To demonstrate that you care about the relationship, have a process for hyper-developing the local field. Field members can be a trusted adviser, work to understand each other’s capabilities, and drive them towards their first sale. This will absolutely position you as a quality business partner.
Maybe your product is cheap to sell, or maybe you don’t have many add-on services. To give the partner the confidence of an economic advantage, offer a monetary reward for closing their first deal or making a sale.
5. Provide the right content
That means different things for different people.

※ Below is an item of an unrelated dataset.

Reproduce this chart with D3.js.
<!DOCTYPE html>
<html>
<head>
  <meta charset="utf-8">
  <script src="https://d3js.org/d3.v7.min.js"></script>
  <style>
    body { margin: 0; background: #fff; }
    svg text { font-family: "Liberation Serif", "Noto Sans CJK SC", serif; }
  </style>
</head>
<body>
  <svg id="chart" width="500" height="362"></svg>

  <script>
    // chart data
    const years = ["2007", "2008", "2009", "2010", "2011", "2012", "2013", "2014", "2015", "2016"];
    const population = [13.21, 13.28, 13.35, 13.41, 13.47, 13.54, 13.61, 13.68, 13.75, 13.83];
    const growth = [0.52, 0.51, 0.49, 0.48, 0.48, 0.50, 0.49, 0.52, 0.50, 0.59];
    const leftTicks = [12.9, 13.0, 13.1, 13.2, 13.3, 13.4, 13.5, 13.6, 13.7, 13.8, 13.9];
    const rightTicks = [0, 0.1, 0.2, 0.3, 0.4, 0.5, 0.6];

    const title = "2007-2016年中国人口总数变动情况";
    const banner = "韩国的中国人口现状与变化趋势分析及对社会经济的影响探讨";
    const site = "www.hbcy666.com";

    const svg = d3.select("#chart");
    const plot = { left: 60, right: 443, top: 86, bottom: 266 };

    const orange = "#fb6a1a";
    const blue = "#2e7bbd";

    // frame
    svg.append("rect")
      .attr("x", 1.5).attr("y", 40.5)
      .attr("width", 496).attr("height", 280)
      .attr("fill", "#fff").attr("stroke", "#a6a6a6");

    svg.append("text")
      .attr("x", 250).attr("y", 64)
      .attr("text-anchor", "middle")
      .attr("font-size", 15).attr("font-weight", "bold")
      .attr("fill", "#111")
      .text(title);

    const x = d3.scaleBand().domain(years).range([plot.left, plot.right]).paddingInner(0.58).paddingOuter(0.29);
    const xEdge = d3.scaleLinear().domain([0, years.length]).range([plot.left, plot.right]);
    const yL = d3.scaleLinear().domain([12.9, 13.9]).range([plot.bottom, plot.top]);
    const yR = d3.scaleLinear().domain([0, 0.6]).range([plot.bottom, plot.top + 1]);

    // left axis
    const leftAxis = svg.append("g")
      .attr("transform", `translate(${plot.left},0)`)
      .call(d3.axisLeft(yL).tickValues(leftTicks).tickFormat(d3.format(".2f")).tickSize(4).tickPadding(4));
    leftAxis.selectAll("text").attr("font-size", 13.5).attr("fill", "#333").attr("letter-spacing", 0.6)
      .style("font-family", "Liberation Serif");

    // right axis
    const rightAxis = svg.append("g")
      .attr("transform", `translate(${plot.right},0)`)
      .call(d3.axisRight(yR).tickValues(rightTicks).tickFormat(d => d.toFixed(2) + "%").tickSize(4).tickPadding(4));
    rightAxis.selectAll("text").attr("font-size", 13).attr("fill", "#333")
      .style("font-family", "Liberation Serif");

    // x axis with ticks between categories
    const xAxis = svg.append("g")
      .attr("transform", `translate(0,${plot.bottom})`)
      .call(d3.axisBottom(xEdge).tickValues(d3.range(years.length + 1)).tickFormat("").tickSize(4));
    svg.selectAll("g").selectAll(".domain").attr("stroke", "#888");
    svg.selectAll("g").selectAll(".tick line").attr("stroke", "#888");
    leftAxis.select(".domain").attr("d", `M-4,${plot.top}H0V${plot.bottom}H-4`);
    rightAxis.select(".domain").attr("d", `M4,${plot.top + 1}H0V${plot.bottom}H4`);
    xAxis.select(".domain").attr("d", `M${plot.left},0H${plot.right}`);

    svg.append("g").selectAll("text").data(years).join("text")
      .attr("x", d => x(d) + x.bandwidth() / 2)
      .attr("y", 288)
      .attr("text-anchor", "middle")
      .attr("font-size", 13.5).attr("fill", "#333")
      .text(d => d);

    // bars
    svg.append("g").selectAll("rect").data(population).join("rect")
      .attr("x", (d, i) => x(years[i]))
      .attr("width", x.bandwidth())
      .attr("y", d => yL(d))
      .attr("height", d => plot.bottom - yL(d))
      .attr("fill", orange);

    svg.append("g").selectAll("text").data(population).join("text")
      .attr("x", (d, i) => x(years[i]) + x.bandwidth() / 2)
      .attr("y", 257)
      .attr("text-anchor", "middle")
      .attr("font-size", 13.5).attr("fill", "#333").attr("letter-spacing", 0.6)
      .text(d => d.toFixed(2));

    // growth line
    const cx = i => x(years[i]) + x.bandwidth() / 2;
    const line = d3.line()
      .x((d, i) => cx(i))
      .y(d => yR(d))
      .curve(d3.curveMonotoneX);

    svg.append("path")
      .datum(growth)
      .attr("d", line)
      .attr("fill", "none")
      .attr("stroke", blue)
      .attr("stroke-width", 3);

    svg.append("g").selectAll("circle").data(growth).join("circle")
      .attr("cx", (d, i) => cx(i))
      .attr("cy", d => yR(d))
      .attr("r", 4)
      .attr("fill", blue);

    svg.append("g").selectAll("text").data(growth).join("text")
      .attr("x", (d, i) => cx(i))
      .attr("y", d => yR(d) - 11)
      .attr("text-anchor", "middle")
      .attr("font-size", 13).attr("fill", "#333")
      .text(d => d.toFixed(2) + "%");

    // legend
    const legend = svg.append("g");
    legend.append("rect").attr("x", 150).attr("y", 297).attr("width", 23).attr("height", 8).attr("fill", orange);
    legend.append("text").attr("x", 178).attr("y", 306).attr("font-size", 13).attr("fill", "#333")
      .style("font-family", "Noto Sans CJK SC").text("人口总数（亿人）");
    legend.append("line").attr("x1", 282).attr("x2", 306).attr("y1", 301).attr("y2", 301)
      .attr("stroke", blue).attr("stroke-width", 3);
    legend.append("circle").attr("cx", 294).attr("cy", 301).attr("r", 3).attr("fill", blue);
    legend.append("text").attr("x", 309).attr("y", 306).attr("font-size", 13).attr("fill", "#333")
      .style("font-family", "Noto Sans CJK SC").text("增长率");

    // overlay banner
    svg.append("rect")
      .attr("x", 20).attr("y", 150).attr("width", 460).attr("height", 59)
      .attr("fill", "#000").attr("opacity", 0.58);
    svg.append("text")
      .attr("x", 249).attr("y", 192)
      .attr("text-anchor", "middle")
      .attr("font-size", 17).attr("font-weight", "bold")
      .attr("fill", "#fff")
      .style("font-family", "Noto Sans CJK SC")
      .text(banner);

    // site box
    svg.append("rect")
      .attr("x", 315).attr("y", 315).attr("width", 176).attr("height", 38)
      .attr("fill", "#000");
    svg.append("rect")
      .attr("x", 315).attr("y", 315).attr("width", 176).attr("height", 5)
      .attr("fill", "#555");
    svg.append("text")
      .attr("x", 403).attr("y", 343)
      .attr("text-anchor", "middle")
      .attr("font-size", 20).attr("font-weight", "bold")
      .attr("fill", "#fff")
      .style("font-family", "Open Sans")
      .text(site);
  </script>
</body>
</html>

Now it’s time for the closer: what exactly is the BOM offering? If you have a script prepared, make sure to tailor it to your audience at the partner.
The business owner
The business owner doesn’t need to get into the weeds about your offer. They want to know on a high level how you can help them satisfy their customers. Like our closing the deal blog article says, this is a “why” and not a “what” conversation.
The technical lead
Don’t think you’ve sealed the deal if you convinced the business owner, because the technical lead still has veto power if they communicate up that your offer isn’t good enough. Win over the technical lead with facts that have a bit of positioning sprinkled in. Why is your solution better than a competitor’s? How does this fit in to the offerings the partner already has? A recent post of ours even suggests putting together a demo toolkit for the lead.
The sales and marketing lead
They may or may not be able to veto the deal, but you need to demonstrate to the sales and marketing lead that you have the right materials for their engine. This conversation is about momentum, so show them how you can create rapid ROI and give them a leg up in the marketplace.